The bank washed its hands of the matter by lodging an FIR at the Connaught Place police station. "They informed me by a letter and then merely registered an FIR. However, they refused to compensate me for the loss caused by the bank's carelessness. If the documents get into the wrong hands they can easily be misused," Bawa added.
Bawa had to eventually sell off his property at a lower price, bearing a loss of over Rs.1 million. "This is sheer negligence on the part of the bank and they are liable to compensate the loan applicant," said lawyer Manjeet Singh Ahluwalia.
Lawyers handling consumer matters also agree that though such cases are not the norm, banks are averse to granting compensation to the aggrieved. "Banks are generally not inclined to compensate the loan applicant, leaving him with no recourse but to move court. This unnecessarily adds to the backlog of cases," said Sugriv Dubey, a lawyer.
Last year, the State Consumer Commission slapped a fine of Rs.500,000 on Citi Bank for misplacing the original documents of the property of Prem Narain Gupta.

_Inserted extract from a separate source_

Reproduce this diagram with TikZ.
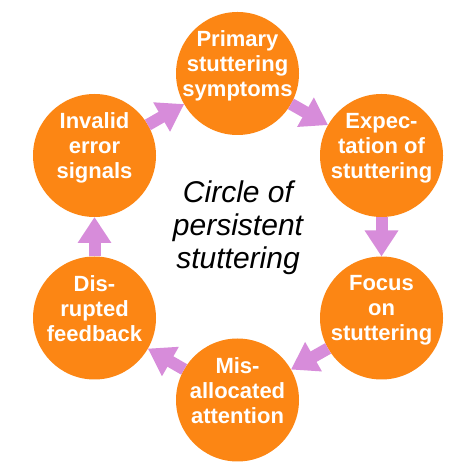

Gupta, a resident of east Delhi, had taken a loan of about Rs.700,000 for renovation of his property valued about Rs.15 million in 2001.
"Once a service provider resorts to such a procedure that a loan applicant has to deposit the original deed and not the certified copies of the title deed, he has to exercise utmost care and caution in the safe preservation of documents," the commission had said in its order.